Maple season coming, but off to slow start


B y Derek Liebig

Spring can’t arrive soon enough for the area’s maple producers.

Unlike the past two seasons, when sap began trickling into sugar houses by late February, the persistence of cold weather has delayed the start of this year’s sugaring season.

“I just finished tapping today (Monday) and gathered some sap tonight, but it’s been real slow. Even the sap that was running today ran slow,” said Vernon Scribner, a local producer who puts out about 4,000 taps each year.

Sap doesn’t flow until temperatures are above freezing during the day and below freezing at night. In recent years that has occurred by now, but those days have been few and far between this year.

“Once it gets around that point, around 25 at night and no more than 45 during the day, the sap will start to flow. The freezing, thaw cycle is what really pushes the sap out of the tree,” Pam Green of Green’s Sugar House in Poultney, Vt., said.

“Everything is pretty well froze up. Until we get a little more warmth we won’t see much sap.”

Although both Scribner and Green said there’s still time for the season to turn around, the poor start has affected some producers’ outlook for this year’s sugar crop.

“It’s going to be a very light season,” Scribner said. “There’s still time. In 2002 or 2003 the sap didn’t flow until March 18. But it’s rare you start that late and have a good season.”

“The later it starts, the less chance you’ll have for a good season,” said Matt Rathbun, of Rathbun’s Maple, which straddles the Whitehall-Granville town line.

“We’re all ready, the evaporator’s all set, just need the sap to start flowing,” said Mike Grottoli, who owns Grottoli’s Maple in Middle Granville with his wife, Laurie.

A slow start doesn’t necessarily mean it will be a bad year, as long as temperatures in March aren’t above average, causing the season to pass quickly.

“Every year is different,” Green said. “Traditionally we didn’t start sugaring in February.”

This year’s snowfall has also made preparations for the season more challenging. Many producers have been forced to throw on snowshoes in order to access their lines.

“(It’s) good exercise, but it slows things done,” Hartford producer Jeff Cornell said.

Rathbun said he had to dig our several lines, but looking back on records discovered this year isn’t unique.

In 1993, he said there was a blizzard on March 13; conditions that year were similar to what they are now.

Scribner said the biggest problem with the snow is the fact that it’s covering up the base of trees and keeping the ground frozen solid.

“The trees are froze and the ground is frozen. It would help to get some of the snow away from the base of the trees,” he said.

It appears unlikely, however, the snow will disappear soon. As of Tuesday, forecasts were predicting 8 to 18 inches of snow to fall on the Whitehall area by the end of Thursday, although at this point Scribner said it wouldn’t make much of a difference.

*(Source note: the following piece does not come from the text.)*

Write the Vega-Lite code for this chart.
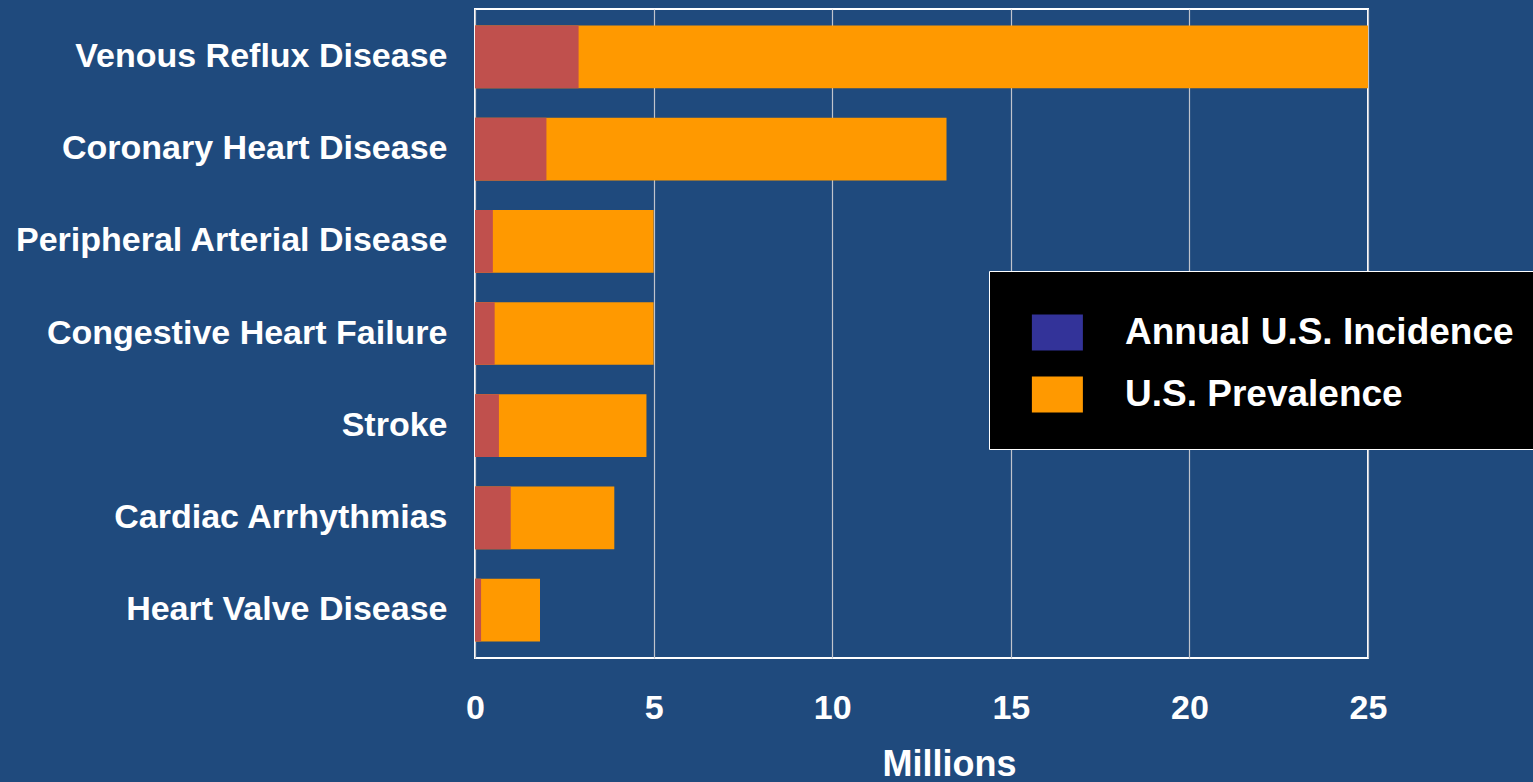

He said the success of this season will ultimately hinge on what the temperatures do during the next couple of weeks.

“What we really need is two or three good days of 50 degrees and then for it to get back to 40 degrees during the day and below freezing at night,” Scribner said.

“If it warmed up to 50 (degrees), it’ll run like heck. We can make hundreds of gallons in a single good day,” Rathbun said.

“It’s definitely coming, there’s no question of that. You just hope it doesn’t warm up too fast, but like any agricultural endeavor, you’re at the mercy of the weather,” Green said.